* SHORT PROBLEM
Omit every picture and output the rest of the records exactly as they are.
** Begin EXTRACTED DATA **
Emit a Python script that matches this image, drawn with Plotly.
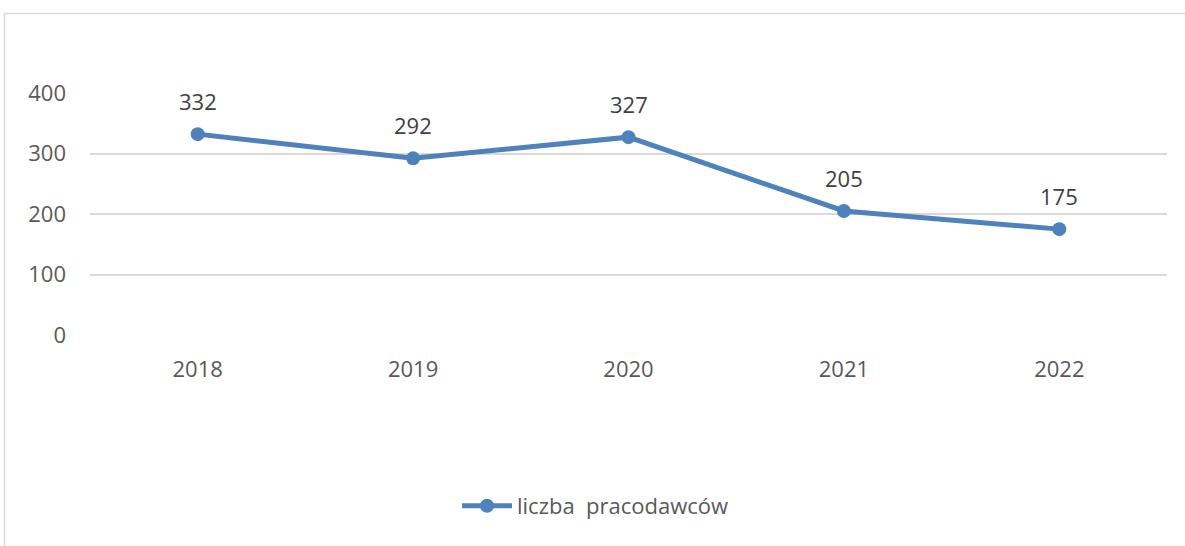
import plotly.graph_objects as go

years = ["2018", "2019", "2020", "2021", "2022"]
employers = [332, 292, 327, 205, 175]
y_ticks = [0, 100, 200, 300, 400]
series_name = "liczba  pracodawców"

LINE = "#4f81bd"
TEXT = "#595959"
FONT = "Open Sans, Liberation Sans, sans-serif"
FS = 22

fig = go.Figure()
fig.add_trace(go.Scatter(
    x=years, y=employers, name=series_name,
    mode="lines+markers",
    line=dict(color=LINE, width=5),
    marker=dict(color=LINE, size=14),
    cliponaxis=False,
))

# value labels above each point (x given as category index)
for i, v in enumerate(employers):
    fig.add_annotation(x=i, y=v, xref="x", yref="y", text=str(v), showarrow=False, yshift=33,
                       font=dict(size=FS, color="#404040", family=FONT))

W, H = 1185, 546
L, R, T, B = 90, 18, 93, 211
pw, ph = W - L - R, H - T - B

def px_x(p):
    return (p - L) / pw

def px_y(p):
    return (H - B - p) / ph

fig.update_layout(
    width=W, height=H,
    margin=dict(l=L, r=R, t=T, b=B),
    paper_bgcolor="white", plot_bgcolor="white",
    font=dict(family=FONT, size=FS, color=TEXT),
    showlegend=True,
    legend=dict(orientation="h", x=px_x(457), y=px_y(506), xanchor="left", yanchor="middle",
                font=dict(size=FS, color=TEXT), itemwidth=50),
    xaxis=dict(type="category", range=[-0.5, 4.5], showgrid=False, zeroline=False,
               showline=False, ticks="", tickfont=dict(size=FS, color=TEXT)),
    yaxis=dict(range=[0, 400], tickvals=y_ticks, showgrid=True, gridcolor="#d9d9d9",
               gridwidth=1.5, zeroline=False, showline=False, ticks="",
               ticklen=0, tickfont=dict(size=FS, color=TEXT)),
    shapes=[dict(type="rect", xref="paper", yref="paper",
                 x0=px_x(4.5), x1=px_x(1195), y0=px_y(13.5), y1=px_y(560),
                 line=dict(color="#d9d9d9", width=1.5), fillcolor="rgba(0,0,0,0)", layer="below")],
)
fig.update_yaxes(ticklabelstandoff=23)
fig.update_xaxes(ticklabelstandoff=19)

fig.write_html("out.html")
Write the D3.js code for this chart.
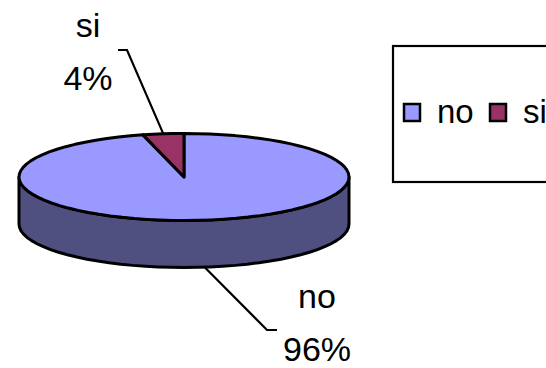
** End EXTRACTED DATA **
* FINAL RESULT
Emit a Python script that matches this image, drawn with Plotly.
import plotly.graph_objects as go

years = ["2018", "2019", "2020", "2021", "2022"]
employers = [332, 292, 327, 205, 175]
y_ticks = [0, 100, 200, 300, 400]
series_name = "liczba  pracodawców"

LINE = "#4f81bd"
TEXT = "#595959"
FONT = "Open Sans, Liberation Sans, sans-serif"
FS = 22

fig = go.Figure()
fig.add_trace(go.Scatter(
    x=years, y=employers, name=series_name,
    mode="lines+markers",
    line=dict(color=LINE, width=5),
    marker=dict(color=LINE, size=14),
    cliponaxis=False,
))

# value labels above each point (x given as category index)
for i, v in enumerate(employers):
    fig.add_annotation(x=i, y=v, xref="x", yref="y", text=str(v), showarrow=False, yshift=33,
                       font=dict(size=FS, color="#404040", family=FONT))

W, H = 1185, 546
L, R, T, B = 90, 18, 93, 211
pw, ph = W - L - R, H - T - B

def px_x(p):
    return (p - L) / pw

def px_y(p):
    return (H - B - p) / ph

fig.update_layout(
    width=W, height=H,
    margin=dict(l=L, r=R, t=T, b=B),
    paper_bgcolor="white", plot_bgcolor="white",
    font=dict(family=FONT, size=FS, color=TEXT),
    showlegend=True,
    legend=dict(orientation="h", x=px_x(457), y=px_y(506), xanchor="left", yanchor="middle",
                font=dict(size=FS, color=TEXT), itemwidth=50),
    xaxis=dict(type="category", range=[-0.5, 4.5], showgrid=False, zeroline=False,
               showline=False, ticks="", tickfont=dict(size=FS, color=TEXT)),
    yaxis=dict(range=[0, 400], tickvals=y_ticks, showgrid=True, gridcolor="#d9d9d9",
               gridwidth=1.5, zeroline=False, showline=False, ticks="",
               ticklen=0, tickfont=dict(size=FS, color=TEXT)),
    shapes=[dict(type="rect", xref="paper", yref="paper",
                 x0=px_x(4.5), x1=px_x(1195), y0=px_y(13.5), y1=px_y(560),
                 line=dict(color="#d9d9d9", width=1.5), fillcolor="rgba(0,0,0,0)", layer="below")],
)
fig.update_yaxes(ticklabelstandoff=23)
fig.update_xaxes(ticklabelstandoff=19)

fig.write_html("out.html")
Write the D3.js code for this chart.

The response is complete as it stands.